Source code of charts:

##############################

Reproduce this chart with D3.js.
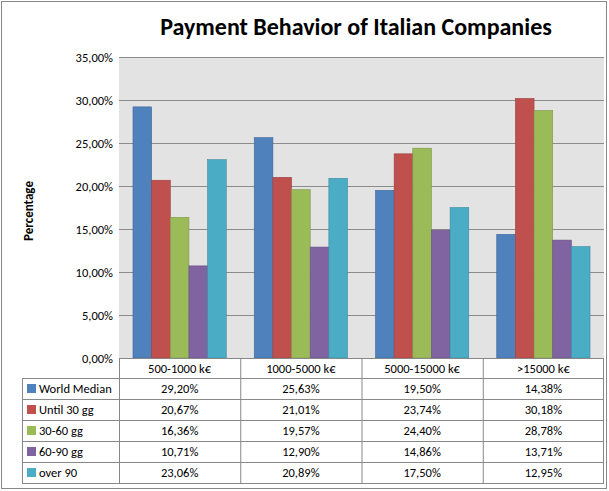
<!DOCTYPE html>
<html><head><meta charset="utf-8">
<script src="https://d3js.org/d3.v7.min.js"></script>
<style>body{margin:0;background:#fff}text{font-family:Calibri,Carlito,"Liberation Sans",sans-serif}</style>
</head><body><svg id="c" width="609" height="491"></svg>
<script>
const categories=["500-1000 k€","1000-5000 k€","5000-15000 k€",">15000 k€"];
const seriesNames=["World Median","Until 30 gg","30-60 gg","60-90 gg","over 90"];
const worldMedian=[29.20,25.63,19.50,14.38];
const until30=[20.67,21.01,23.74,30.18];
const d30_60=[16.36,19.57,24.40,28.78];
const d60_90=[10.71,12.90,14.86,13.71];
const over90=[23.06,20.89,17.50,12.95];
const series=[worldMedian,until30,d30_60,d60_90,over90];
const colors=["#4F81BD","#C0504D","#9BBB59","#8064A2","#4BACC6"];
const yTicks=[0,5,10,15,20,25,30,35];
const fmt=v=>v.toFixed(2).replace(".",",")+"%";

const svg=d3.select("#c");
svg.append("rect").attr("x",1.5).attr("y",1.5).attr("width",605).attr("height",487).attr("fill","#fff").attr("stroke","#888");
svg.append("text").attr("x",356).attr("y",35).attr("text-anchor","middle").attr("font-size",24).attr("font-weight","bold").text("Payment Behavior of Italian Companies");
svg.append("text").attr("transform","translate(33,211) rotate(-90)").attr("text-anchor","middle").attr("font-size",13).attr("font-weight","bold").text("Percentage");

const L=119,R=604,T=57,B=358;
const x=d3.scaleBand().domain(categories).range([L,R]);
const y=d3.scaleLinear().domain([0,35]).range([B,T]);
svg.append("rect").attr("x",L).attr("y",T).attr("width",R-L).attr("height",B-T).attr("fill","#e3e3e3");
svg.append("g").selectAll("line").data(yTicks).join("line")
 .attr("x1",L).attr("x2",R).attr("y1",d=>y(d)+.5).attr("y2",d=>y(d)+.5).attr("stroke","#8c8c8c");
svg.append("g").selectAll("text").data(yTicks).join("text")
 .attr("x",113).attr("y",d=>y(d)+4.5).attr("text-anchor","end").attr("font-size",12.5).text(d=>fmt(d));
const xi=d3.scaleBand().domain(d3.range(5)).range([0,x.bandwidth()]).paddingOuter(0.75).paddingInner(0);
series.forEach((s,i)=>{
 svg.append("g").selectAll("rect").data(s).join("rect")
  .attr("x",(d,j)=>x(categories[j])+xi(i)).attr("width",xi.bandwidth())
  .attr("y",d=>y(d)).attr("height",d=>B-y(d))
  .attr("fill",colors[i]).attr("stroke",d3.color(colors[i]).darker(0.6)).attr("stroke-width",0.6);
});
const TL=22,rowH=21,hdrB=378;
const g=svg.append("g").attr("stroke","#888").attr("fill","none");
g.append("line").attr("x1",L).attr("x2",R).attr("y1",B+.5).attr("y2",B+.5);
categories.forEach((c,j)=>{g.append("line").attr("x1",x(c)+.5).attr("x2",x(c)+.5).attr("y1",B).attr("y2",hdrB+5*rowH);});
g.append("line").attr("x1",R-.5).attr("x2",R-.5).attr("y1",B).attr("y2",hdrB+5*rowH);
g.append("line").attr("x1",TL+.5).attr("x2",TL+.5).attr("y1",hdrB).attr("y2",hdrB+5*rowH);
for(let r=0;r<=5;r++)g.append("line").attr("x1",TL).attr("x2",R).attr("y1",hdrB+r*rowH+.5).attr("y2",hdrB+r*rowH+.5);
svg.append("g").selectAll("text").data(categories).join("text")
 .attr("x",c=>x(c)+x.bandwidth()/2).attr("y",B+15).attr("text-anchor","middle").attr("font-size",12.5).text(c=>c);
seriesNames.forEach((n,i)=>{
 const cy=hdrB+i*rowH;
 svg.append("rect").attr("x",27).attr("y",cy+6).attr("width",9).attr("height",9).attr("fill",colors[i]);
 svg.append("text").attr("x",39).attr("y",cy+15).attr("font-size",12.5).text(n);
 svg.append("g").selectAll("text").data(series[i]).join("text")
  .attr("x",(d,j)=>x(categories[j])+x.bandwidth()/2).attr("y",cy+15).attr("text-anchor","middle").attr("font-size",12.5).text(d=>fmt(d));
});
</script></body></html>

##############################

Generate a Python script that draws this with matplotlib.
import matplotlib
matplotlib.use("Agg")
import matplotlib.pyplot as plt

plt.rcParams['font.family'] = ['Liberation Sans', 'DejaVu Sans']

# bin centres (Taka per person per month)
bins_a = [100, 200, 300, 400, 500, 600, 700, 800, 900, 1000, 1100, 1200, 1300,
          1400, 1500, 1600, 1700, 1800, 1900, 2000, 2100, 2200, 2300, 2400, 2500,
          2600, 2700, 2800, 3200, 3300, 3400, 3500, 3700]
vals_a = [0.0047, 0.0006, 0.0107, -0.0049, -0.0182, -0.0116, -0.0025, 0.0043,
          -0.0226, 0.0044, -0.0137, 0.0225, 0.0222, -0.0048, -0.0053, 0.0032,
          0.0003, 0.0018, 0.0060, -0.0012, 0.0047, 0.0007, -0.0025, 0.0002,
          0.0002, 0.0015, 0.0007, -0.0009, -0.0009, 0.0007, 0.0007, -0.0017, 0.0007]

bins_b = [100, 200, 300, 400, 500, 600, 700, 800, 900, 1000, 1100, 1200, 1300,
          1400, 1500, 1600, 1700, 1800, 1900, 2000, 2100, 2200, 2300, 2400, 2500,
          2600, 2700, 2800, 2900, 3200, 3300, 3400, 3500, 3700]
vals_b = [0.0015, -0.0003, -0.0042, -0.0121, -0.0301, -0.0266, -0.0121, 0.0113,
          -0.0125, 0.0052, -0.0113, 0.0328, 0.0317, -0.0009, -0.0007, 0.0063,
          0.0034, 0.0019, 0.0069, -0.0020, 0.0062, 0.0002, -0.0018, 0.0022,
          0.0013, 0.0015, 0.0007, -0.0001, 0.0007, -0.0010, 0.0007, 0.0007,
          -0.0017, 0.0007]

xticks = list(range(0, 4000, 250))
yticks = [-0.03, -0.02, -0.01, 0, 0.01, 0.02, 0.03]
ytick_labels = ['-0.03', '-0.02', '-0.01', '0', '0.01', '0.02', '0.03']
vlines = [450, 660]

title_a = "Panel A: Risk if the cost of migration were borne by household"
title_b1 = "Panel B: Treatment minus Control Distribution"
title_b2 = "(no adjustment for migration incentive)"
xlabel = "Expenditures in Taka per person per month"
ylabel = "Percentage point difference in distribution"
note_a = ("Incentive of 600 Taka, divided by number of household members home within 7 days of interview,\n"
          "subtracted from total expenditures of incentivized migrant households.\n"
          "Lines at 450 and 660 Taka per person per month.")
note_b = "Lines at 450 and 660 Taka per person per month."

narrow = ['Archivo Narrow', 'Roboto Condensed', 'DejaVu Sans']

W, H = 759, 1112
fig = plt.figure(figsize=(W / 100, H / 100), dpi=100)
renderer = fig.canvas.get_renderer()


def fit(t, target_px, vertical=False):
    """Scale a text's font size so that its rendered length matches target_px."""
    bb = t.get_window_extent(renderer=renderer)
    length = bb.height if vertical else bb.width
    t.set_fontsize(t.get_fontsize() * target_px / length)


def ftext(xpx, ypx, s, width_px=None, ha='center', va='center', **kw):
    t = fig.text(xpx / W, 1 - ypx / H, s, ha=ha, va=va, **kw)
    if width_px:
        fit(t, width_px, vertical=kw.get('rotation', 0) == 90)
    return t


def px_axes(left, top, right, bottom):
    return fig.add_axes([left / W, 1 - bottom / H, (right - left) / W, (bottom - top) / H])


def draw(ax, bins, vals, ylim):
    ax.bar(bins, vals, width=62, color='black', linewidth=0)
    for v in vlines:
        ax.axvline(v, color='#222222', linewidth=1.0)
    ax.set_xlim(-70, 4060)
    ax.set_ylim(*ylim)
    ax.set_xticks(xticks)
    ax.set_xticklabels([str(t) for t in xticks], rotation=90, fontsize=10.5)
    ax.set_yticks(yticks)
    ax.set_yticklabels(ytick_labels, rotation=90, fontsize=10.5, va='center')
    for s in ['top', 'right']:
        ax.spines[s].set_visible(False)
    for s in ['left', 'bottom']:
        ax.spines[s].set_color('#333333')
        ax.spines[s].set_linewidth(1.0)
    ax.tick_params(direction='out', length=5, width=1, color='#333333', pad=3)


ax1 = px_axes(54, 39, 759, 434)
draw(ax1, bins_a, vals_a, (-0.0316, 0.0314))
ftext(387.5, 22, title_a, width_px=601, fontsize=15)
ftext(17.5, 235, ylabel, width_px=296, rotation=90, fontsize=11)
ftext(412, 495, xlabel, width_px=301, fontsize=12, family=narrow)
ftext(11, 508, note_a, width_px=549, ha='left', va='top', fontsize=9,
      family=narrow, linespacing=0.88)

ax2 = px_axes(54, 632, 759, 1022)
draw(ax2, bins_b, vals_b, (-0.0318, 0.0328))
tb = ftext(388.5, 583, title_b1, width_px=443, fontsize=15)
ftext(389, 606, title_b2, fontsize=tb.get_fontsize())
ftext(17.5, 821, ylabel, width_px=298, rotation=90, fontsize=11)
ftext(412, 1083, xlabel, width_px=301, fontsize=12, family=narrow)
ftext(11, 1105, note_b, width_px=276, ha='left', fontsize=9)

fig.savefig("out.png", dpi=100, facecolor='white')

##############################

Instructions to follow: Print the lines from the line with "Generate a Python" to the line with "plt.rcParams['font.family'] = ['Liberation" exactly, and print nothing else. Both of those lines are included.

Solution below:
Generate a Python script that draws this with matplotlib.
import matplotlib
matplotlib.use("Agg")
import matplotlib.pyplot as plt

plt.rcParams['font.family'] = ['Liberation Sans', 'DejaVu Sans']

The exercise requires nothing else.